[Source code of charts]
**********

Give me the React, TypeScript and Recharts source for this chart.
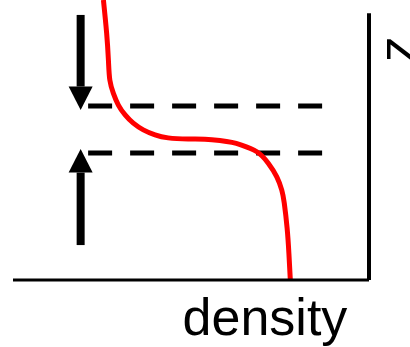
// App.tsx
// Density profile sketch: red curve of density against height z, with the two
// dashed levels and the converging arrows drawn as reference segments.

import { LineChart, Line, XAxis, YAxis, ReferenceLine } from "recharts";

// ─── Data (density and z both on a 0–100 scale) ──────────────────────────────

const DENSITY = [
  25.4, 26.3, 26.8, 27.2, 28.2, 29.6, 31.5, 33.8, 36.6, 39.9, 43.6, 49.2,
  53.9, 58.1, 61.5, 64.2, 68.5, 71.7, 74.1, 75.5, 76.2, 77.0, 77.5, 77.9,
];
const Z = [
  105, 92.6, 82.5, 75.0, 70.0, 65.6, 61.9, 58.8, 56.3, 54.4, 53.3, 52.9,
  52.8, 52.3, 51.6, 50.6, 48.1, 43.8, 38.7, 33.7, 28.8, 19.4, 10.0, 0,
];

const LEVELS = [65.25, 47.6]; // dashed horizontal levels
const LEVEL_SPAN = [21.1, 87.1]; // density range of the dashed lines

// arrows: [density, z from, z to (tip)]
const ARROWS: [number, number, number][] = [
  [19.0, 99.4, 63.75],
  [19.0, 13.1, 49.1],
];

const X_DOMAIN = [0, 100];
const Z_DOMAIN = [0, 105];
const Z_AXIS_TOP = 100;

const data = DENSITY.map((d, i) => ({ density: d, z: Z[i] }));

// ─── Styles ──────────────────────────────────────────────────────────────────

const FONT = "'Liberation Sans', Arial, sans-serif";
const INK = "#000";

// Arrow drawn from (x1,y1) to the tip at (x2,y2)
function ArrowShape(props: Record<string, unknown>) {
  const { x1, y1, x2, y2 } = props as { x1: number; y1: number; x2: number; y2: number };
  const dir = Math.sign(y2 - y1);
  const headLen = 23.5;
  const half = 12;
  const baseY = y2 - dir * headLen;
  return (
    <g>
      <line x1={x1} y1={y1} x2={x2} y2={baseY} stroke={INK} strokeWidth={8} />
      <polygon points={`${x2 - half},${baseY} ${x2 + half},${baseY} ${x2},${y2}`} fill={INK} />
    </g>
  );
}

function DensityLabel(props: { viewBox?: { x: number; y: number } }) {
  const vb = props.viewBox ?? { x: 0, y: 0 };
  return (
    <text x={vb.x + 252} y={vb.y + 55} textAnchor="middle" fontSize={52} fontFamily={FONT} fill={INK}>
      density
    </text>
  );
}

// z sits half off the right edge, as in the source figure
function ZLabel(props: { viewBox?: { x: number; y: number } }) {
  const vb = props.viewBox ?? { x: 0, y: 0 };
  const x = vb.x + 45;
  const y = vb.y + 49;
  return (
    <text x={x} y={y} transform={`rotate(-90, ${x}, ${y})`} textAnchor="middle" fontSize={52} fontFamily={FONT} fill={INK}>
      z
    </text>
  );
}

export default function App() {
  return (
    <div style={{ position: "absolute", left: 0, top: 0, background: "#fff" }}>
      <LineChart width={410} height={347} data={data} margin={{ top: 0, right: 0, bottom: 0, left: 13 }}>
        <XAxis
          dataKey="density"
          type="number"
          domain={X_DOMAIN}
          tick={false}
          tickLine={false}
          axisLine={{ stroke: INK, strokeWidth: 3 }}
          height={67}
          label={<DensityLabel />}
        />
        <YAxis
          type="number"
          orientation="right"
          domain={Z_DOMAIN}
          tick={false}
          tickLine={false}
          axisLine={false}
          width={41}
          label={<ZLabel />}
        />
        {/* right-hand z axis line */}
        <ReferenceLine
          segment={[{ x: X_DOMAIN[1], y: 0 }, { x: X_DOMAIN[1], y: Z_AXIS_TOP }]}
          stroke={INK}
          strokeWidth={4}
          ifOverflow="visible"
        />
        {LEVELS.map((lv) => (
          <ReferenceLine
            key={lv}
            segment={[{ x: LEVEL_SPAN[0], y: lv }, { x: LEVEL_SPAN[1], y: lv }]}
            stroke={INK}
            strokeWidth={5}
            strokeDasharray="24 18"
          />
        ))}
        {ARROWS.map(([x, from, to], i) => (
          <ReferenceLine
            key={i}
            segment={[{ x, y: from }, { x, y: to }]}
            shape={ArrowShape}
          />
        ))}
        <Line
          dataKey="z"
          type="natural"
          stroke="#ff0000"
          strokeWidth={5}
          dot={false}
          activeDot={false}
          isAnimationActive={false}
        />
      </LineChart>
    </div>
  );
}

**********

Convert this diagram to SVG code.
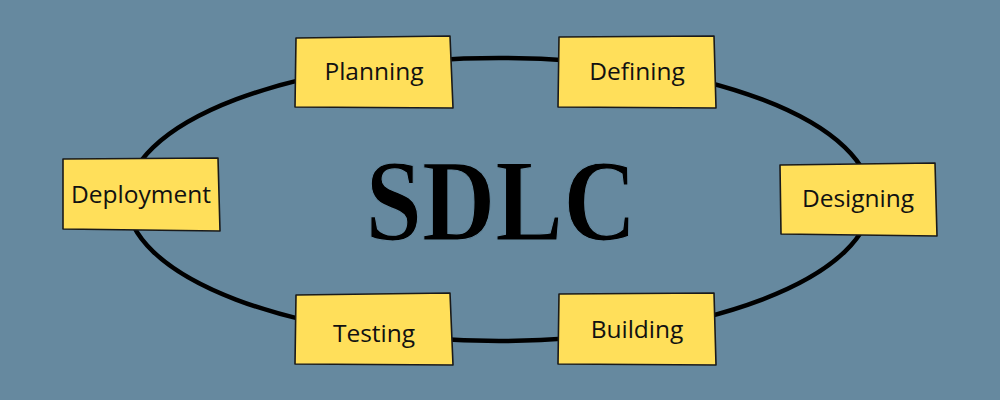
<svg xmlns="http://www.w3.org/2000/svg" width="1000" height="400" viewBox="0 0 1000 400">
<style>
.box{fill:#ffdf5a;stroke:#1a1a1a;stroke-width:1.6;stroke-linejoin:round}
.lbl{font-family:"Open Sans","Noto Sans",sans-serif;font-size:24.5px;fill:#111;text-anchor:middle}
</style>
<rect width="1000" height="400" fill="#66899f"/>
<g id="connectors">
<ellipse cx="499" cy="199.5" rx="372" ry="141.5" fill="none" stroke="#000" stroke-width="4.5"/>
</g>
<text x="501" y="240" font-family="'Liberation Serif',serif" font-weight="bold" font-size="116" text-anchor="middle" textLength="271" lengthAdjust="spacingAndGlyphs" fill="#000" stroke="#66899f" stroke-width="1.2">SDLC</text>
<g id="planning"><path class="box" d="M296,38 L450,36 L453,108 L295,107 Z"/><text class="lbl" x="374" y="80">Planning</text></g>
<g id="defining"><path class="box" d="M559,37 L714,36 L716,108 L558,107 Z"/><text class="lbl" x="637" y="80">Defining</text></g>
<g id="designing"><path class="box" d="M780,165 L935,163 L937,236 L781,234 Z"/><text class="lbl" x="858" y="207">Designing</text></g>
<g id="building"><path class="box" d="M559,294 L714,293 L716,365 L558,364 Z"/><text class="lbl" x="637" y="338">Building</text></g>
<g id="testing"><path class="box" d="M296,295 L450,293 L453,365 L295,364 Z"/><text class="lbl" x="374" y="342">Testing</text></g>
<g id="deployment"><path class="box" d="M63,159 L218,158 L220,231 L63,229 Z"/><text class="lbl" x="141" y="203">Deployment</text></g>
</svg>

**********

Do not include pictures. Give again exactly the lines starting at the one with "Give me the" and ending at the one with "XAxis, YAxis, ReferenceLine", both included.

▶ [RESPONSE FOR THIS EXERCISE]:
Give me the React, TypeScript and Recharts source for this chart.
// App.tsx
// Density profile sketch: red curve of density against height z, with the two
// dashed levels and the converging arrows drawn as reference segments.

import { LineChart, Line, XAxis, YAxis, ReferenceLine } from "recharts";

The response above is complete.